===== Available data
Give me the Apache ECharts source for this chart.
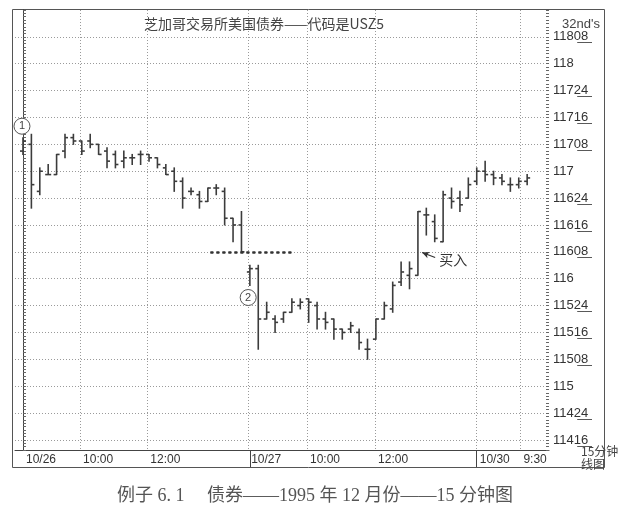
<!DOCTYPE html>
<html><head><meta charset="utf-8">
<script src="https://cdn.jsdelivr.net/npm/echarts@6/dist/echarts.min.js"></script>
<style>html,body{margin:0;padding:0;background:#fff;}#c{width:630px;height:511px;}</style>
</head><body><div id="c"></div>
<script>
// Prices in 32nds of a point (e.g. 3744 = 117, 3720 = 116-08)
const opens  = [3750,3752,3738,3743,3743,3750,3754,3753,3753,3752,3750,3749,3747,3748,3749,3749,3748,3745,3744,3741,3738,3737,3735,3739,3738,3730,3728,
                3714,3715,3700,3700,3700,3702,3704,3706,3704,3700,3700,3697,3697,3696,3691,3694,3700,3703,3711,3713,3713,3731,3729,3723,3736,3736,3736,
                3741,3744,3743,3742,3740,3740,3741];
const highs  = [3754,3755,3745,3746,3749,3755,3755,3753,3755,3752,3751,3750,3750,3749,3750,3749,3748,3746,3745,3742,3739,3738,3739,3740,3739,3730,3732,
                3716,3716,3705,3701,3702,3706,3706,3706,3705,3702,3700,3697,3699,3697,3694,3700,3705,3711,3717,3717,3732,3733,3731,3738,3739,3738,3742,
                3745,3747,3744,3743,3742,3742,3743];
const lows   = [3749,3733,3737,3743,3743,3748,3752,3749,3751,3749,3745,3745,3745,3746,3746,3747,3745,3743,3738,3733,3737,3733,3735,3737,3728,3723,3720,
                3710,3691,3700,3696,3699,3702,3703,3699,3697,3697,3694,3694,3696,3691,3688,3694,3700,3702,3710,3709,3713,3725,3723,3723,3733,3732,3736,
                3740,3741,3740,3740,3738,3739,3740];
const closes = [3753,3740,3744,3743,3749,3754,3753,3750,3752,3749,3747,3746,3748,3748,3749,3748,3746,3743,3741,3736,3738,3735,3739,3739,3730,3728,3720,
                3715,3700,3702,3699,3702,3705,3705,3705,3700,3699,3697,3696,3698,3693,3691,3700,3704,3710,3714,3715,3732,3731,3724,3737,3735,3734,3740,
                3744,3743,3742,3741,3740,3741,3742];
// x ticks in bar-index units
const xTickPos = [0, 6.8, 14.8, 26.8, 33.8, 41.9, 54, 59.2];
const xTickLabels = ['10/26','10:00','12:00','10/27','10:00','12:00','10/30','9:30'];
const sessionBreaks = [27, 54];
const yLabelValues = [3664,3672,3680,3688,3696,3704,3712,3720,3728,3736,3744,3752,3760,3768,3776,3784];
const titleText = '芝加哥交易所美国债券——代码是USZ5';
const captionText = '例子 6. 1　 债券——1995 年 12 月份——15 分钟图';

function fmt32(v){
  const w = Math.floor(v/32), f = Math.round(v - w*32);
  if (!f) return String(w);
  const s = (f<10?'0':'') + f;
  return w + s.split('').map(c => c + '\u0332').join('');
}
const data = opens.map((o,i) => [i, o, highs[i], lows[i], closes[i]]);
const ink = '#444';
const gridDot = {type:[1,2], color:'#9a9a9a', width:1};
const chart = echarts.init(document.getElementById('c'), null, {renderer:'canvas'});
chart.setOption({
  animation:false,
  backgroundColor:'#fff',
  title:[
    {text:titleText, left:139, top:12, textStyle:{fontSize:14, fontWeight:'normal', color:'#444', fontFamily:'"Noto Sans CJK SC", "Liberation Sans"'}},
    {text:"32nd's", left:557, top:13, textStyle:{fontSize:13, fontWeight:'normal', color:'#444', fontFamily:'"Liberation Sans"'}},
    {text:'15分钟\n线图', left:576, top:440, textStyle:{fontSize:12, lineHeight:13, fontWeight:'normal', color:'#444', fontFamily:'"Noto Sans CJK SC"'}, textAlign:'left'},
    {text:captionText, left:'center', top:482, textStyle:{fontSize:18, fontWeight:'normal', color:'#555', fontFamily:'"Liberation Serif", "Noto Sans CJK SC"'}}
  ],
  graphic:[{type:'rect', shape:{x:12.5, y:9.5, width:592, height:458}, style:{fill:'none', stroke:'#555', lineWidth:1}, silent:true}],
  grid:{left:15, right:81, top:10, bottom:61},
  xAxis:[
    {type:'value', min:-0.95, max:62.6, position:'bottom',
     axisLine:{show:true, lineStyle:{color:ink}},
     axisTick:{show:false, customValues:xTickPos},
     axisLabel:{customValues:xTickPos, align:'left', padding:[0,0,0,3], margin:4, fontSize:12, color:'#333', fontFamily:'"Liberation Sans"',
       formatter:v => { const k = xTickPos.findIndex(p => Math.abs(p-v)<1e-6); return k<0 ? '' : xTickLabels[k]; }},
     splitLine:{show:true, lineStyle:gridDot}},
    {type:'value', min:-0.95, max:62.6, position:'bottom',
     axisLine:{show:false}, axisLabel:{show:false}, splitLine:{show:false},
     axisTick:{show:true, customValues:sessionBreaks, length:17, lineStyle:{color:ink, width:1}}}
  ],
  yAxis:[
    {type:'value', min:3661, max:3792, position:'right',
     axisLine:{show:true, lineStyle:{color:ink}},
     axisTick:{show:false, customValues:yLabelValues},
     axisLabel:{customValues:yLabelValues, formatter:fmt32, margin:4, fontSize:13, color:'#333', fontFamily:'"Liberation Sans"'},
     splitLine:{show:true, lineStyle:gridDot}},
    {type:'value', min:3661, max:3792, interval:1, position:'left',
     axisLine:{show:true, lineStyle:{color:ink}}, axisLabel:{show:false}, splitLine:{show:false},
     axisTick:{show:true, inside:true, length:3, lineStyle:{color:'#666'}}},
    {type:'value', min:3661, max:3792, interval:1, position:'right',
     axisLine:{show:false}, axisLabel:{show:false}, splitLine:{show:false},
     axisTick:{show:true, inside:true, length:3, lineStyle:{color:'#666'}}}
  ],
  series:[{
    type:'custom', xAxisIndex:0, yAxisIndex:0, data:data,
    encode:{x:0, y:[1,2,3,4]},
    renderItem:(params, api) => {
      const i = api.value(0);
      const pH = api.coord([i, api.value(2)]);
      const pL = api.coord([i, api.value(3)]);
      const pO = api.coord([i, api.value(1)]);
      const pC = api.coord([i, api.value(4)]);
      const st = {stroke:'#3c3c3c', lineWidth:1.6};
      const t = 3;
      return {type:'group', children:[
        {type:'line', shape:{x1:pH[0], y1:pH[1]-0.5, x2:pL[0], y2:pL[1]+0.5}, style:st},
        {type:'line', shape:{x1:pO[0]-t, y1:pO[1], x2:pO[0], y2:pO[1]}, style:st},
        {type:'line', shape:{x1:pC[0], y1:pC[1], x2:pC[0]+t, y2:pC[1]}, style:st}
      ]};
    },
    markLine:{silent:true, symbol:['none','none'], label:{show:false}, animation:false,
      data:[
        [{coord:[22.3,3720], lineStyle:{type:[3,3], width:2.5, color:'#333'}}, {coord:[32,3720]}],
        [{coord:[49.05,3718.3], lineStyle:{type:'solid', width:1.2, color:'#333'}}, {coord:[47.5,3719.8], symbol:'arrow', symbolSize:[5,7]}]
      ]},
    markPoint:{silent:true, animation:false,
      data:[
        {coord:[-0.12,3757.4], symbol:'circle', symbolSize:16, itemStyle:{color:'#fff', borderColor:'#555', borderWidth:1},
         label:{show:true, position:'inside', formatter:'1', color:'#444', fontSize:11, fontFamily:'"Liberation Sans"'}},
        {coord:[26.8,3706.4], symbol:'circle', symbolSize:16, itemStyle:{color:'#fff', borderColor:'#555', borderWidth:1},
         label:{show:true, position:'inside', formatter:'2', color:'#444', fontSize:11, fontFamily:'"Liberation Sans"'}},
        {coord:[51.2,3717.7], symbol:'circle', symbolSize:0,
         label:{show:true, position:'inside', formatter:'买入', color:'#333', fontSize:14, fontFamily:'"Noto Sans CJK SC"'}}
      ]}
  }]
});
</script></body></html>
==========
* Instruction:
Repeat the lines exactly as they stand, from the opening line of the data through the line with "const captionText = '例子". Pictures stay out of the copy.

* Result of this task:
Give me the Apache ECharts source for this chart.
<!DOCTYPE html>
<html><head><meta charset="utf-8">
<script src="https://cdn.jsdelivr.net/npm/echarts@6/dist/echarts.min.js"></script>
<style>html,body{margin:0;padding:0;background:#fff;}#c{width:630px;height:511px;}</style>
</head><body><div id="c"></div>
<script>
// Prices in 32nds of a point (e.g. 3744 = 117, 3720 = 116-08)
const opens  = [3750,3752,3738,3743,3743,3750,3754,3753,3753,3752,3750,3749,3747,3748,3749,3749,3748,3745,3744,3741,3738,3737,3735,3739,3738,3730,3728,
                3714,3715,3700,3700,3700,3702,3704,3706,3704,3700,3700,3697,3697,3696,3691,3694,3700,3703,3711,3713,3713,3731,3729,3723,3736,3736,3736,
                3741,3744,3743,3742,3740,3740,3741];
const highs  = [3754,3755,3745,3746,3749,3755,3755,3753,3755,3752,3751,3750,3750,3749,3750,3749,3748,3746,3745,3742,3739,3738,3739,3740,3739,3730,3732,
                3716,3716,3705,3701,3702,3706,3706,3706,3705,3702,3700,3697,3699,3697,3694,3700,3705,3711,3717,3717,3732,3733,3731,3738,3739,3738,3742,
                3745,3747,3744,3743,3742,3742,3743];
const lows   = [3749,3733,3737,3743,3743,3748,3752,3749,3751,3749,3745,3745,3745,3746,3746,3747,3745,3743,3738,3733,3737,3733,3735,3737,3728,3723,3720,
                3710,3691,3700,3696,3699,3702,3703,3699,3697,3697,3694,3694,3696,3691,3688,3694,3700,3702,3710,3709,3713,3725,3723,3723,3733,3732,3736,
                3740,3741,3740,3740,3738,3739,3740];
const closes = [3753,3740,3744,3743,3749,3754,3753,3750,3752,3749,3747,3746,3748,3748,3749,3748,3746,3743,3741,3736,3738,3735,3739,3739,3730,3728,3720,
                3715,3700,3702,3699,3702,3705,3705,3705,3700,3699,3697,3696,3698,3693,3691,3700,3704,3710,3714,3715,3732,3731,3724,3737,3735,3734,3740,
                3744,3743,3742,3741,3740,3741,3742];
// x ticks in bar-index units
const xTickPos = [0, 6.8, 14.8, 26.8, 33.8, 41.9, 54, 59.2];
const xTickLabels = ['10/26','10:00','12:00','10/27','10:00','12:00','10/30','9:30'];
const sessionBreaks = [27, 54];
const yLabelValues = [3664,3672,3680,3688,3696,3704,3712,3720,3728,3736,3744,3752,3760,3768,3776,3784];
const titleText = '芝加哥交易所美国债券——代码是USZ5';
const captionText = '例子 6. 1　 债券——1995 年 12 月份——15 分钟图';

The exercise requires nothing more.